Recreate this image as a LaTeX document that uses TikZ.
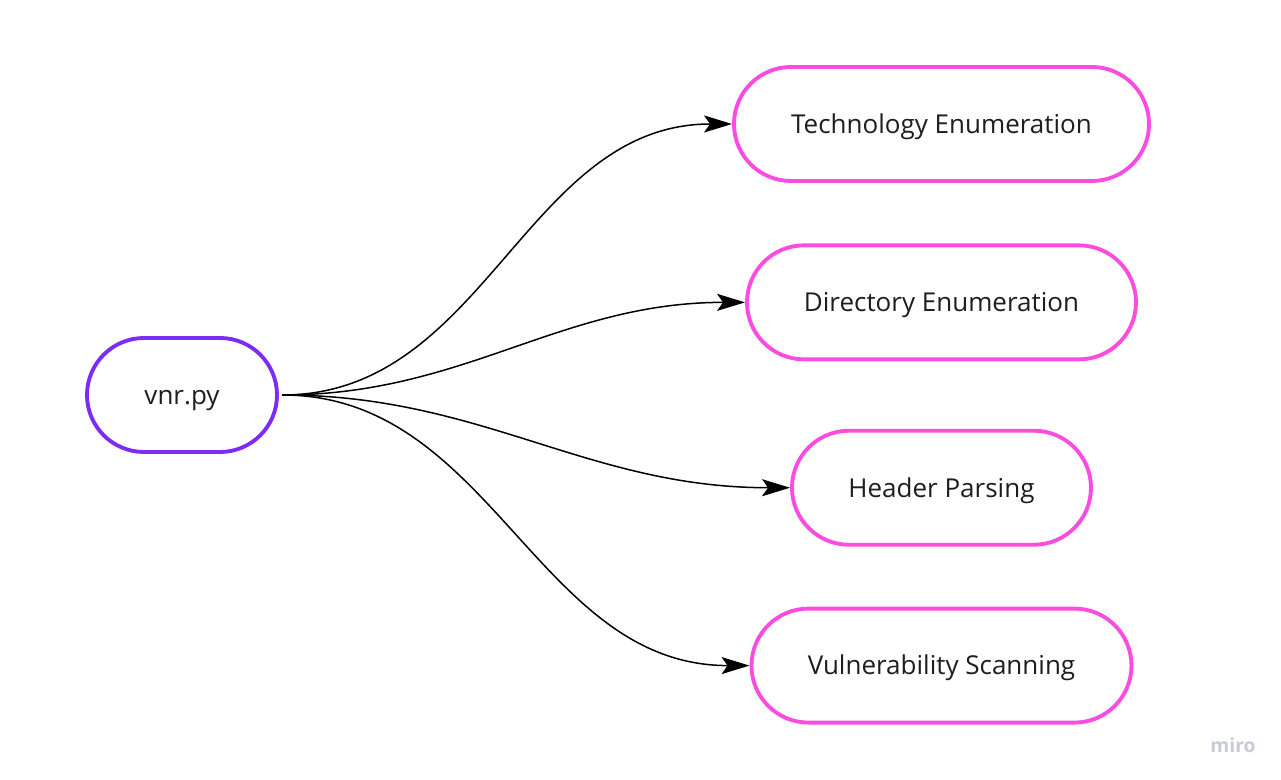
\documentclass[tikz,border=0pt]{standalone}
\usepackage{fontspec}
\setmainfont{Open Sans}
\usepackage{xcolor}
\usepackage{tikz}
\usetikzlibrary{arrows.meta, positioning}
\definecolor{rootviolet}{RGB}{124,44,246}
\definecolor{leafpink}{RGB}{250,76,224}
\definecolor{labelgray}{RGB}{30,30,34}
\definecolor{logogray}{RGB}{200,202,214}

\begin{document}
\begin{tikzpicture}[
  node distance=1.21cm,
  box/.style={rectangle, draw, rounded corners=1.14cm, minimum height=2.28cm,
              align=center, font=\fontsize{14.8}{17}\selectfont, text=labelgray,
              text height=10.6pt, text depth=0pt,
              fill=white, line width=2.2pt},
  arrow/.style={-{Stealth[length=0.56cm, width=0.34cm, inset=0.12cm]}, line width=0.85pt,
                shorten <=2pt, out=0, in=180}]

  % frame of the page
  \fill[white] (0,0) rectangle (25.62,-15.6);

  \node[box, draw=rootviolet, minimum width=3.8cm] (ROOT) at (3.64,-7.9) {vnr.py};

  \node[box, draw=leafpink, minimum width=8.3cm] (TECH) at (18.83,-2.48) {Technology Enumeration};
  \node[box, draw=leafpink, minimum width=7.78cm, below=of TECH] (DIR) {Directory Enumeration};
  \node[box, draw=leafpink, minimum width=5.98cm, below=1.35cm of DIR] (HDR) {Header Parsing};
  \node[box, draw=leafpink, minimum width=7.6cm, below=1.2cm of HDR] (VULN) {Vulnerability Scanning};

  \draw[arrow] (ROOT.east) to (TECH.west);
  \draw[arrow] (ROOT.east) to (DIR.west);
  \draw[arrow] (ROOT.east) to (HDR.west);
  \draw[arrow] (ROOT.east) to (VULN.west);

  \node[text=logogray, font=\bfseries\fontsize{11}{12}\selectfont] (LOGO) at (24.66,-14.9) {miro};
\end{tikzpicture}
\end{document}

++++++++

YOUR INSTRUCTIONS ▸ Repeat only the lines between the start of the data and the line with "(0,0) rectangle (25.62,-15.6);", including those two lines, and skip the pictures.

FINISHED ANSWER ▸
Recreate this image as a LaTeX document that uses TikZ.
\documentclass[tikz,border=0pt]{standalone}
\usepackage{fontspec}
\setmainfont{Open Sans}
\usepackage{xcolor}
\usepackage{tikz}
\usetikzlibrary{arrows.meta, positioning}
\definecolor{rootviolet}{RGB}{124,44,246}
\definecolor{leafpink}{RGB}{250,76,224}
\definecolor{labelgray}{RGB}{30,30,34}
\definecolor{logogray}{RGB}{200,202,214}

\begin{document}
\begin{tikzpicture}[
  node distance=1.21cm,
  box/.style={rectangle, draw, rounded corners=1.14cm, minimum height=2.28cm,
              align=center, font=\fontsize{14.8}{17}\selectfont, text=labelgray,
              text height=10.6pt, text depth=0pt,
              fill=white, line width=2.2pt},
  arrow/.style={-{Stealth[length=0.56cm, width=0.34cm, inset=0.12cm]}, line width=0.85pt,
                shorten <=2pt, out=0, in=180}]

  % frame of the page
  \fill[white] (0,0) rectangle (25.62,-15.6);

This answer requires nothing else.